** Start of Data segment **

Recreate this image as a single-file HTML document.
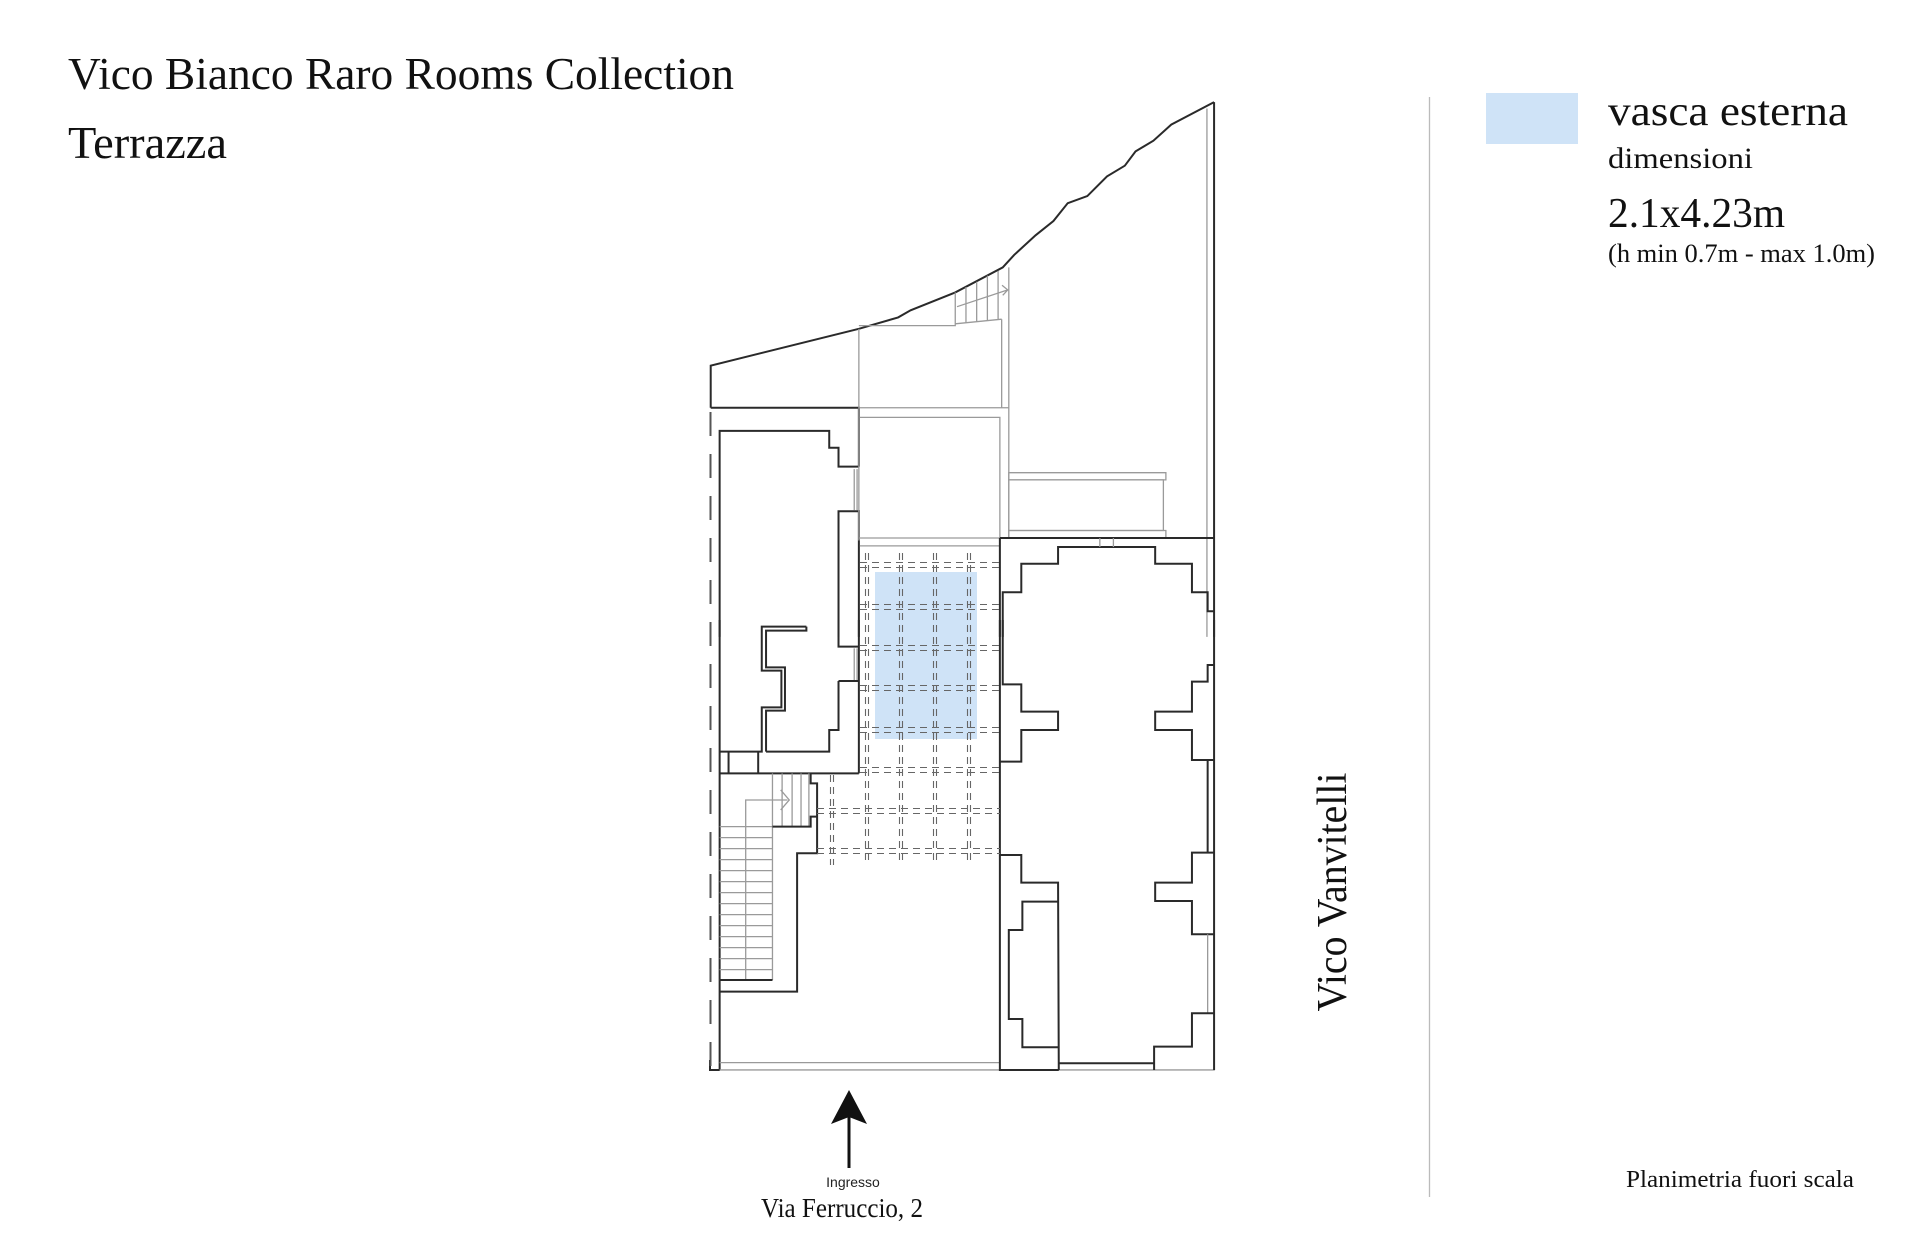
<!DOCTYPE html>
<html><head><meta charset="utf-8"><style>
html,body{margin:0;padding:0;background:#fff;}
svg{display:block;}
.k{fill:none;stroke:#2a2a2a;stroke-width:2;vector-effect:non-scaling-stroke;stroke-linejoin:miter;}
.g{fill:none;stroke:#9a9a9a;stroke-width:1.3;vector-effect:non-scaling-stroke;}
.d{fill:none;stroke:#666;stroke-width:1.1;stroke-dasharray:7 5;}
.sr{font-family:"Liberation Serif",serif;fill:#111;}
</style></head><body>
<svg width="1920" height="1238" viewBox="0 0 1920 1238" xmlns="http://www.w3.org/2000/svg">
<rect width="1920" height="1238" fill="#fff"/>
<!-- blue pool -->
<rect x="875" y="572" width="102" height="167" fill="#cfe3f7"/>

<!-- group 1: upper part -->
<g transform="translate(700,80) scale(0.357,0.357)">
<polyline class="k" points="30,918 30,800 445,697 555,665 590,645 715,595 848,525 880,490 940,435 990,395 1030,345 1085,325 1140,270 1190,240 1220,200 1270,170 1320,125 1440,62"/>
<path class="k" d="M1440,62 V1560"/>
<path class="g" d="M1420,80 V1560"/>
<path class="k" d="M30,918 H445 V1083"/>
<polyline class="k" points="55,1560 55,983 362,983 362,1030 388,1030 388,1083 445,1083"/>
<path class="g" d="M432,1090 V1205 M440,1090 V1205"/>
<path class="k" d="M445,1205 V1560 M388,1560 V1208 H445"/>
<path class="g" d="M445,697 V1290 M445,918 H865 M845,670 V918 M445,688 H715 V595 M745,580 V680 M775,565 V678 M805,548 V675 M835,535 V672 M715,683 L845,670 M865,525 V1283 M720,635 L862,588 M846,575 L862,588 L848,603"/>
<path class="g" d="M448,945 H840 V1283 M445,1283 H840 M448,1305 H840"/>
<rect class="g" x="865" y="1100" width="440" height="20"/>
<rect class="g" x="865" y="1120" width="433" height="142"/>
<rect class="g" x="865" y="1262" width="440" height="21"/>
<path class="k" d="M840,1283 H1440 M840,1283 V1560"/>
<polyline class="k" points="848,1560 848,1435 900,1435 900,1355 1003,1355 1003,1308 1275,1308 1275,1355 1378,1355 1378,1435 1422,1435 1422,1488 1440,1488"/>
<path class="g" d="M1120,1283 V1308 M1158,1283 V1308"/>
</g>

<!-- group 2: lower part -->
<g transform="translate(700,620) scale(0.357,0.3333)">
<path class="k" d="M55,0 V1350 M445,0 V460 M388,0 V80 H445"/>
<path class="g" d="M432,85 V183 M440,85 V183"/>
<path class="k" d="M388,183 H445 M388,183 V330 H362 V395 H185"/>
<polyline class="k" points="298,20 173,20 173,152 228,152 228,262 173,262 173,395 55,395"/>
<polyline class="k" points="298,20 298,32 185,32 185,142 238,142 238,272 185,272 185,395"/>
<path class="k" d="M80,395 V460 M163,395 V460 M55,460 H445"/>
<path class="g" d="M203,460 V1080 M55,1080 H203 M55,620 H203 M55,653 H203 M55,686 H203 M55,719 H203 M55,752 H203 M55,785 H203 M55,818 H203 M55,851 H203 M55,884 H203 M55,917 H203 M55,950 H203 M55,983 H203 M55,1016 H203 M55,1049 H203"/>
<path class="g" d="M230,460 V620 M258,460 V620 M283,460 V620 M305,460 V620 M203,620 H310"/>
<path class="g" d="M128,1080 V540 H245 M226,510 L250,540 L226,570"/>
<path class="k" d="M203,1080 H55 M310,460 V490 H328 V590 H310 V620 H203 M328,590 V700 H272 V1115 H55"/>
<path class="g" d="M55,1328 H840 M28,1350 H1442"/>
<path class="k" d="M28,1320 V1350 H55"/>
<path class="k" d="M840,0 V1350 H1005 M1440,0 V1350"/>
<polyline class="k" points="1440,135 1422,135 1422,185 1378,185 1378,275 1275,275 1275,330 1378,330 1378,420 1440,420"/>
<path class="k" d="M1422,420 V698"/>
<polyline class="k" points="1440,698 1378,698 1378,788 1275,788 1275,843 1378,843 1378,943 1440,943"/>
<path class="g" d="M1422,943 V1180"/>
<polyline class="k" points="1440,1180 1378,1180 1378,1280 1272,1280 1272,1350"/>
<path class="k" d="M1005,1330 H1272"/>
<polyline class="k" points="848,0 848,193 900,193 900,275 1003,275 1003,330 900,330 900,425 840,425"/>
<polyline class="k" points="840,705 900,705 900,788 1003,788 1005,1350"/>
<polyline class="k" points="1003,845 903,845 903,930 865,930 865,1197 903,1197 903,1282 1003,1282"/>
</g>

<!-- left dashed boundary -->
<path d="M710.5,412 V1066" fill="none" stroke="#555" stroke-width="2" stroke-dasharray="24 18"/>

<!-- dashed grid -->
<g>
<path class="d" d="M865.5,553 V865 M868.5,553 V865 M899.5,553 V865 M902.5,553 V865 M933.5,553 V865 M936.5,553 V865 M967.5,553 V865 M970.5,553 V865 M830.5,775 V865 M833.5,775 V865"/>
<path class="d" d="M860,562.5 H1000 M860,567.5 H1000 M860,604.5 H1000 M860,609.5 H1000 M860,645.5 H1000 M860,650.5 H1000 M860,685.5 H1000 M860,690.5 H1000 M860,727.5 H1000 M860,732.5 H1000 M860,767.5 H1000 M860,772.5 H1000 M817,808.5 H1000 M817,813.5 H1000 M817,848.5 H1000 M817,853.5 H1000"/>
</g>

<!-- separator -->
<path d="M1429.5,97 V1197" stroke="#bbb" stroke-width="1.3"/>

<!-- titles -->
<text class="sr" x="68" y="89" font-size="45" textLength="666" lengthAdjust="spacingAndGlyphs">Vico Bianco Raro Rooms Collection</text>
<text class="sr" x="68" y="158" font-size="45" textLength="159" lengthAdjust="spacingAndGlyphs">Terrazza</text>

<!-- legend -->
<rect x="1486" y="93" width="92" height="51" fill="#cfe3f7"/>
<text class="sr" x="1608" y="125" font-size="42" textLength="240" lengthAdjust="spacingAndGlyphs">vasca esterna</text>
<text class="sr" x="1608" y="168" font-size="30" textLength="145" lengthAdjust="spacingAndGlyphs">dimensioni</text>
<text class="sr" x="1608" y="227" font-size="42" textLength="177" lengthAdjust="spacingAndGlyphs">2.1x4.23m</text>
<text class="sr" x="1608" y="262" font-size="26" textLength="267" lengthAdjust="spacingAndGlyphs">(h min 0.7m - max 1.0m)</text>

<!-- street -->
<text class="sr" transform="translate(1346,892) rotate(-90)" text-anchor="middle" font-size="42" textLength="239" lengthAdjust="spacingAndGlyphs">Vico Vanvitelli</text>
<text class="sr" x="1626" y="1187" font-size="24" textLength="228" lengthAdjust="spacingAndGlyphs">Planimetria fuori scala</text>

<!-- entrance -->
<path d="M849,1112 V1168" stroke="#111" stroke-width="3"/>
<polygon points="849,1090 831,1124 849,1117 867,1124" fill="#111"/>
<text x="853" y="1187" text-anchor="middle" font-family="Liberation Sans, sans-serif" font-size="14" fill="#222">Ingresso</text>
<text class="sr" x="761" y="1217" font-size="27" textLength="162" lengthAdjust="spacingAndGlyphs">Via  Ferruccio, 2</text>
</svg>
</body></html>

** End of Data segment **

Challenge:
Give every line above again exactly, with no pictures.

Task response:
Recreate this image as a single-file HTML document.
<!DOCTYPE html>
<html><head><meta charset="utf-8"><style>
html,body{margin:0;padding:0;background:#fff;}
svg{display:block;}
.k{fill:none;stroke:#2a2a2a;stroke-width:2;vector-effect:non-scaling-stroke;stroke-linejoin:miter;}
.g{fill:none;stroke:#9a9a9a;stroke-width:1.3;vector-effect:non-scaling-stroke;}
.d{fill:none;stroke:#666;stroke-width:1.1;stroke-dasharray:7 5;}
.sr{font-family:"Liberation Serif",serif;fill:#111;}
</style></head><body>
<svg width="1920" height="1238" viewBox="0 0 1920 1238" xmlns="http://www.w3.org/2000/svg">
<rect width="1920" height="1238" fill="#fff"/>
<!-- blue pool -->
<rect x="875" y="572" width="102" height="167" fill="#cfe3f7"/>

<!-- group 1: upper part -->
<g transform="translate(700,80) scale(0.357,0.357)">
<polyline class="k" points="30,918 30,800 445,697 555,665 590,645 715,595 848,525 880,490 940,435 990,395 1030,345 1085,325 1140,270 1190,240 1220,200 1270,170 1320,125 1440,62"/>
<path class="k" d="M1440,62 V1560"/>
<path class="g" d="M1420,80 V1560"/>
<path class="k" d="M30,918 H445 V1083"/>
<polyline class="k" points="55,1560 55,983 362,983 362,1030 388,1030 388,1083 445,1083"/>
<path class="g" d="M432,1090 V1205 M440,1090 V1205"/>
<path class="k" d="M445,1205 V1560 M388,1560 V1208 H445"/>
<path class="g" d="M445,697 V1290 M445,918 H865 M845,670 V918 M445,688 H715 V595 M745,580 V680 M775,565 V678 M805,548 V675 M835,535 V672 M715,683 L845,670 M865,525 V1283 M720,635 L862,588 M846,575 L862,588 L848,603"/>
<path class="g" d="M448,945 H840 V1283 M445,1283 H840 M448,1305 H840"/>
<rect class="g" x="865" y="1100" width="440" height="20"/>
<rect class="g" x="865" y="1120" width="433" height="142"/>
<rect class="g" x="865" y="1262" width="440" height="21"/>
<path class="k" d="M840,1283 H1440 M840,1283 V1560"/>
<polyline class="k" points="848,1560 848,1435 900,1435 900,1355 1003,1355 1003,1308 1275,1308 1275,1355 1378,1355 1378,1435 1422,1435 1422,1488 1440,1488"/>
<path class="g" d="M1120,1283 V1308 M1158,1283 V1308"/>
</g>

<!-- group 2: lower part -->
<g transform="translate(700,620) scale(0.357,0.3333)">
<path class="k" d="M55,0 V1350 M445,0 V460 M388,0 V80 H445"/>
<path class="g" d="M432,85 V183 M440,85 V183"/>
<path class="k" d="M388,183 H445 M388,183 V330 H362 V395 H185"/>
<polyline class="k" points="298,20 173,20 173,152 228,152 228,262 173,262 173,395 55,395"/>
<polyline class="k" points="298,20 298,32 185,32 185,142 238,142 238,272 185,272 185,395"/>
<path class="k" d="M80,395 V460 M163,395 V460 M55,460 H445"/>
<path class="g" d="M203,460 V1080 M55,1080 H203 M55,620 H203 M55,653 H203 M55,686 H203 M55,719 H203 M55,752 H203 M55,785 H203 M55,818 H203 M55,851 H203 M55,884 H203 M55,917 H203 M55,950 H203 M55,983 H203 M55,1016 H203 M55,1049 H203"/>
<path class="g" d="M230,460 V620 M258,460 V620 M283,460 V620 M305,460 V620 M203,620 H310"/>
<path class="g" d="M128,1080 V540 H245 M226,510 L250,540 L226,570"/>
<path class="k" d="M203,1080 H55 M310,460 V490 H328 V590 H310 V620 H203 M328,590 V700 H272 V1115 H55"/>
<path class="g" d="M55,1328 H840 M28,1350 H1442"/>
<path class="k" d="M28,1320 V1350 H55"/>
<path class="k" d="M840,0 V1350 H1005 M1440,0 V1350"/>
<polyline class="k" points="1440,135 1422,135 1422,185 1378,185 1378,275 1275,275 1275,330 1378,330 1378,420 1440,420"/>
<path class="k" d="M1422,420 V698"/>
<polyline class="k" points="1440,698 1378,698 1378,788 1275,788 1275,843 1378,843 1378,943 1440,943"/>
<path class="g" d="M1422,943 V1180"/>
<polyline class="k" points="1440,1180 1378,1180 1378,1280 1272,1280 1272,1350"/>
<path class="k" d="M1005,1330 H1272"/>
<polyline class="k" points="848,0 848,193 900,193 900,275 1003,275 1003,330 900,330 900,425 840,425"/>
<polyline class="k" points="840,705 900,705 900,788 1003,788 1005,1350"/>
<polyline class="k" points="1003,845 903,845 903,930 865,930 865,1197 903,1197 903,1282 1003,1282"/>
</g>

<!-- left dashed boundary -->
<path d="M710.5,412 V1066" fill="none" stroke="#555" stroke-width="2" stroke-dasharray="24 18"/>

<!-- dashed grid -->
<g>
<path class="d" d="M865.5,553 V865 M868.5,553 V865 M899.5,553 V865 M902.5,553 V865 M933.5,553 V865 M936.5,553 V865 M967.5,553 V865 M970.5,553 V865 M830.5,775 V865 M833.5,775 V865"/>
<path class="d" d="M860,562.5 H1000 M860,567.5 H1000 M860,604.5 H1000 M860,609.5 H1000 M860,645.5 H1000 M860,650.5 H1000 M860,685.5 H1000 M860,690.5 H1000 M860,727.5 H1000 M860,732.5 H1000 M860,767.5 H1000 M860,772.5 H1000 M817,808.5 H1000 M817,813.5 H1000 M817,848.5 H1000 M817,853.5 H1000"/>
</g>

<!-- separator -->
<path d="M1429.5,97 V1197" stroke="#bbb" stroke-width="1.3"/>

<!-- titles -->
<text class="sr" x="68" y="89" font-size="45" textLength="666" lengthAdjust="spacingAndGlyphs">Vico Bianco Raro Rooms Collection</text>
<text class="sr" x="68" y="158" font-size="45" textLength="159" lengthAdjust="spacingAndGlyphs">Terrazza</text>

<!-- legend -->
<rect x="1486" y="93" width="92" height="51" fill="#cfe3f7"/>
<text class="sr" x="1608" y="125" font-size="42" textLength="240" lengthAdjust="spacingAndGlyphs">vasca esterna</text>
<text class="sr" x="1608" y="168" font-size="30" textLength="145" lengthAdjust="spacingAndGlyphs">dimensioni</text>
<text class="sr" x="1608" y="227" font-size="42" textLength="177" lengthAdjust="spacingAndGlyphs">2.1x4.23m</text>
<text class="sr" x="1608" y="262" font-size="26" textLength="267" lengthAdjust="spacingAndGlyphs">(h min 0.7m - max 1.0m)</text>

<!-- street -->
<text class="sr" transform="translate(1346,892) rotate(-90)" text-anchor="middle" font-size="42" textLength="239" lengthAdjust="spacingAndGlyphs">Vico Vanvitelli</text>
<text class="sr" x="1626" y="1187" font-size="24" textLength="228" lengthAdjust="spacingAndGlyphs">Planimetria fuori scala</text>

<!-- entrance -->
<path d="M849,1112 V1168" stroke="#111" stroke-width="3"/>
<polygon points="849,1090 831,1124 849,1117 867,1124" fill="#111"/>
<text x="853" y="1187" text-anchor="middle" font-family="Liberation Sans, sans-serif" font-size="14" fill="#222">Ingresso</text>
<text class="sr" x="761" y="1217" font-size="27" textLength="162" lengthAdjust="spacingAndGlyphs">Via  Ferruccio, 2</text>
</svg>
</body></html>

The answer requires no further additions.